Avant la guerre

Le salon de la duchesse de Guermantes est décrit comme plus ouvert que celui de la princesse de Guermantes. Si cette dernière n’accueille que de grands nobles, c’est parce que son mari est un « royaliste convaincu ». Le narrateur explique :

‘« Ce n’est pas que la duchesse de Guermantes eût un salon plus aristocratique que sa cousine. Chez la première fréquentaient des gens que la seconde n’eût jamais voulu inviter, surtout à cause de son mari. Jamais elle n’eût reçu Mme Alphonse de Rothschild, qui, intime amie de Mme de La Trémoïlle et de Mme de Sagan, comme Oriane elle-même, fréquentait beaucoup chez cette dernière.  801  »’

Les « grandes notoriétés bonapartistes ou même républicaines, qui intéressaient la duchesse 802  » ne sont pas non plus reçues chez sa cousine. La duchesse est effectivement novatrice au faubourg Saint-Germain 803  : ses théories placent « au-dessus de tout l’intelligence » et sont « en politique si socialistes 804  » qu’elle ose défendre Tolstoï auprès du grand-duc de Russie 805 . Toutefois, elle a en réalité un goût en retard sur la tendance du temps :

‘« […] il est difficile, quand on est troublé par les idées de Kant et la nostalgie de Baudelaire, d’écrire le français exquis d’Henri IV [comme la duchesse], de sorte que la pureté même du langage de la duchesse était un signe de limitation, et qu’en elle l’intelligence et la sensibilité étaient restées fermées à toutes les nouveautés.  806  »’

Certes, son parler très suranné est sa principale qualité aux yeux du narrateur par sa force évocatrice de l’ancienne France. Mais, quand il s’agit du domaine artistique, il ne pourra être tolérant : l’esprit de la duchesse « exclut » justement ce qui compose « précisément la matière de [la] propre pensée 807  » du narrateur. Ainsi, la duchesse apprécie les premiers vers d’Hugo 808 , qui apparaissent au narrateur « encore plus près de Mme Deshoulières que du Victor Hugo de La Légende des siècles 809  »Toujours dans Le Côté de Guermantes, lorsqu’elle se moque de Maeterlinck, il se dit : « Quelle buse ! […] C’est pour une pareille femme que tous les matins je fait tant de kilomètres, vraiment j’ai de la bonté ! Maintenant c’est moi qui ne voudrais pas d’elle.  810  » En peinture, bien qu’elle ait acheté des tableaux d’Elstir en suivant le conseil de Swann, elle « déteste » en réalité ses œuvres 811 .
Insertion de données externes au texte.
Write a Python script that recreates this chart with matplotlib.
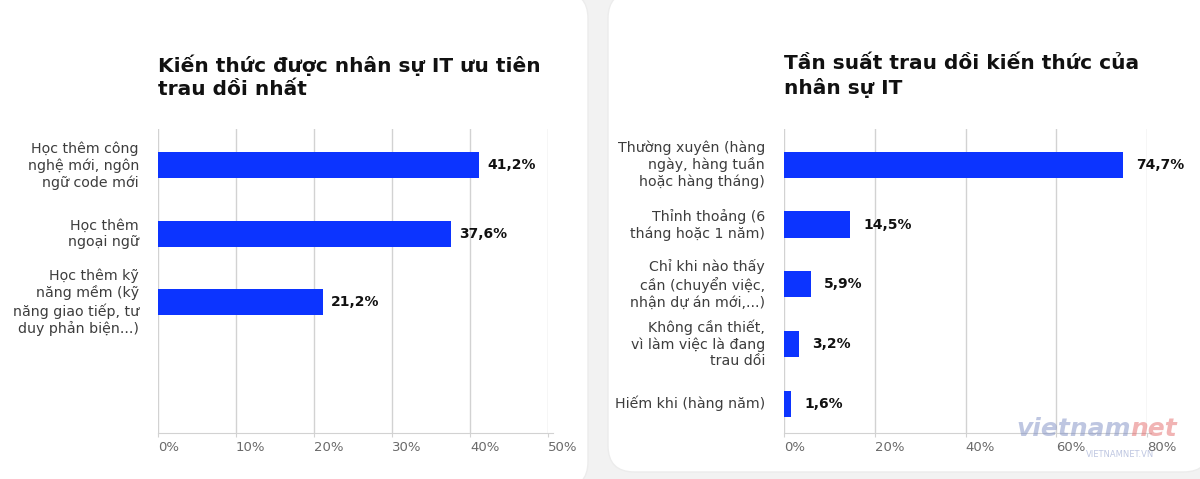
import matplotlib
matplotlib.use("Agg")
import matplotlib.pyplot as plt
from matplotlib.patches import FancyBboxPatch
from matplotlib.ticker import FuncFormatter
from matplotlib.text import Annotation

# ---- data ----
left_title = "Kiến thức được nhân sự IT ưu tiên\ntrau dồi nhất"
left_categories = [
    "Học thêm công\nnghệ mới, ngôn\nngữ code mới",
    "Học thêm\nngoại ngữ",
    "Học thêm kỹ\nnăng mềm (kỹ\nnăng giao tiếp, tư\nduy phản biện...)",
]
left_values = [41.2, 37.6, 21.2]
left_ticks = [0, 10, 20, 30, 40, 50]

right_title = "Tần suất trau dồi kiến thức của\nnhân sự IT"
right_categories = [
    "Thường xuyên (hàng\nngày, hàng tuần\nhoặc hàng tháng)",
    "Thỉnh thoảng (6\ntháng hoặc 1 năm)",
    "Chỉ khi nào thấy\ncần (chuyển việc,\nnhận dự án mới,...)",
    "Không cần thiết,\nvì làm việc là đang\ntrau dồi",
    "Hiếm khi (hàng năm)",
]
right_values = [74.7, 14.5, 5.9, 3.2, 1.6]
right_ticks = [0, 20, 40, 60, 80]

BLUE = "#0c34ff"
GRID = "#d2d2d2"
W, H = 1200, 479

plt.rcParams["font.family"] = ["DejaVu Sans"]
fig = plt.figure(figsize=(W / 100, H / 100), dpi=100)
fig.patch.set_facecolor("#f2f2f2")

def px(x, y):
    return x / W, 1 - y / H

# cards
for (x0, y0, x1, y1) in [(-10, -8, 588, 488), (608, -8, 1210, 472)]:
    fx0, fy1 = px(x0, y0)
    fx1, fy0 = px(x1, y1)
    card = FancyBboxPatch((fx0, fy0), fx1 - fx0, fy1 - fy0,
                          boxstyle="round,pad=0,rounding_size=0.022",
                          transform=fig.transFigure, facecolor="white",
                          edgecolor="#ececec", linewidth=1.0,
                          mutation_aspect=W / H, zorder=-5)
    fig.patches.append(card)


def panel(x_left, x_right, title, cats, vals, ticks, ylim, lab_x, val_off):
    l, _ = px(x_left, 0)
    r, _ = px(x_right, 0)
    _, b = px(0, 433)
    _, t = px(0, 129)
    ax = fig.add_axes([l, b, r - l, t - b])
    ax.set_zorder(2)
    ax.set_facecolor("none")
    n = len(vals)
    pos = list(range(n))
    ax.barh(pos, vals, height=0.38 if n == 3 else 0.44, color=BLUE, zorder=3)
    ax.set_xlim(ticks[0], ticks[-1])
    ax.set_ylim(*ylim)
    ax.set_xticks(ticks)
    ax.xaxis.set_major_formatter(FuncFormatter(lambda v, p: f"{v:.0f}%"))
    for lab in ax.get_xticklabels():
        lab.set_horizontalalignment("left")
    ax.tick_params(axis="x", length=3, color=GRID, labelcolor="#6a6a6a",
                   labelsize=9.5, pad=3)
    ax.set_yticks([])
    ax.grid(axis="x", color=GRID, linewidth=1.0, zorder=0)
    for s in ["top", "right", "left"]:
        ax.spines[s].set_visible(False)
    ax.spines["bottom"].set_color(GRID)
    ax.spines["bottom"].set_bounds(ticks[0], ticks[-1] * 1.012)
    for p_, v, c in zip(pos, vals, cats):
        ax.annotate(f"{v:.1f}%".replace(".", ","), (v, p_),
                    xytext=(val_off, 0), textcoords="offset points",
                    ha="left", va="center", fontsize=10, fontweight="bold",
                    color="#111111", zorder=4)
        ax.text(lab_x, p_, c, transform=ax.get_yaxis_transform(),
                ha="right", va="center", fontsize=10.2, color="#3d3d3d",
                linespacing=1.22)
    # title: top of first line near y=55 px
    _, ty = px(0, 54)
    fig.text(l, ty, title, ha="left", va="top",
             fontsize=14.5, fontweight="bold", color="#111111",
             linespacing=1.32)
    return ax

# left panel: 0 at 158 px, 50% at 548 px
panel(158, 548, left_title, left_categories, left_values, left_ticks,
      (3.91, -0.53), -19 / 390, 5.5)
# right panel: 0 at 784 px, 80% at 1147 px
panel(784, 1147, right_title, right_categories, right_values, right_ticks,
      (4.49, -0.6), -19 / 363, 9.5)

# watermark
wm = fig.text(1016 / W, 1 - 436 / H, "vietnam", fontsize=18, color="#7f8fc4",
              alpha=0.5, ha="left", va="baseline", fontstyle="italic",
              fontweight="bold", zorder=10)
net = Annotation("net", xy=(1, 0), xycoords=wm, xytext=(0, 0),
                 textcoords="offset points", fontsize=18, color="#e46a6a",
                 alpha=0.5, ha="left", va="bottom", fontstyle="italic",
                 fontweight="bold", zorder=10)
fig.add_artist(net)
fig.text(1086 / W, 1 - 457 / H, "VIETNAMNET.VN", fontsize=6, color="#7f8fc4",
         alpha=0.5, ha="left", va="baseline", zorder=10)

fig.savefig("out.png", dpi=100, facecolor=fig.get_facecolor())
Il est intéressant de retracer l’évolution du goût artistique de la duchesse en suivant le récit. En littérature, elle commence à apprécier Maeterlinck dans La Prisonnière bien qu’elle l’ait désapprouvé dans Le Côté de Guermantes. Le narrateur en conclut ainsi que « les rayons » des « modes littéraires » « viennent tardivement 812  ». Plus tard dans Le Temps retrouvé — après la Grande Guerre — elle prétend avoir soutenu l’écrivain belge à l’époque où on le sous-estimait 813 , et dit son admiration pour Verlaine 814 . En peinture, dans Albertine disparue, elle se met à admirer Elstir qu’elle n’aimait pas dans Le Côté de Guermantes 815 . D’ailleurs, dans Le Temps retrouvé, elle préfère à Delacroix Ingres qu’elle trouvait jadis ennuyeux. Ces changements de goût résultent de son retard sur la mode en matière d’art :

‘« […] elle suivait la mode, bien qu’avec quelque retard. […] toute jeune elle avait cru M. Ingres le plus ennuyeux des poncifs, puis brusquement le plus savoureux des maîtres de l’Art nouveau, jusqu’à détester Delacroix. Par quels degrés elle était revenue de ce culte à la réprobation importe peu, puisque ce sont là nuances du goût que le critique d’art reflète dix ans avant la conversation des femmes supérieures.  816  »’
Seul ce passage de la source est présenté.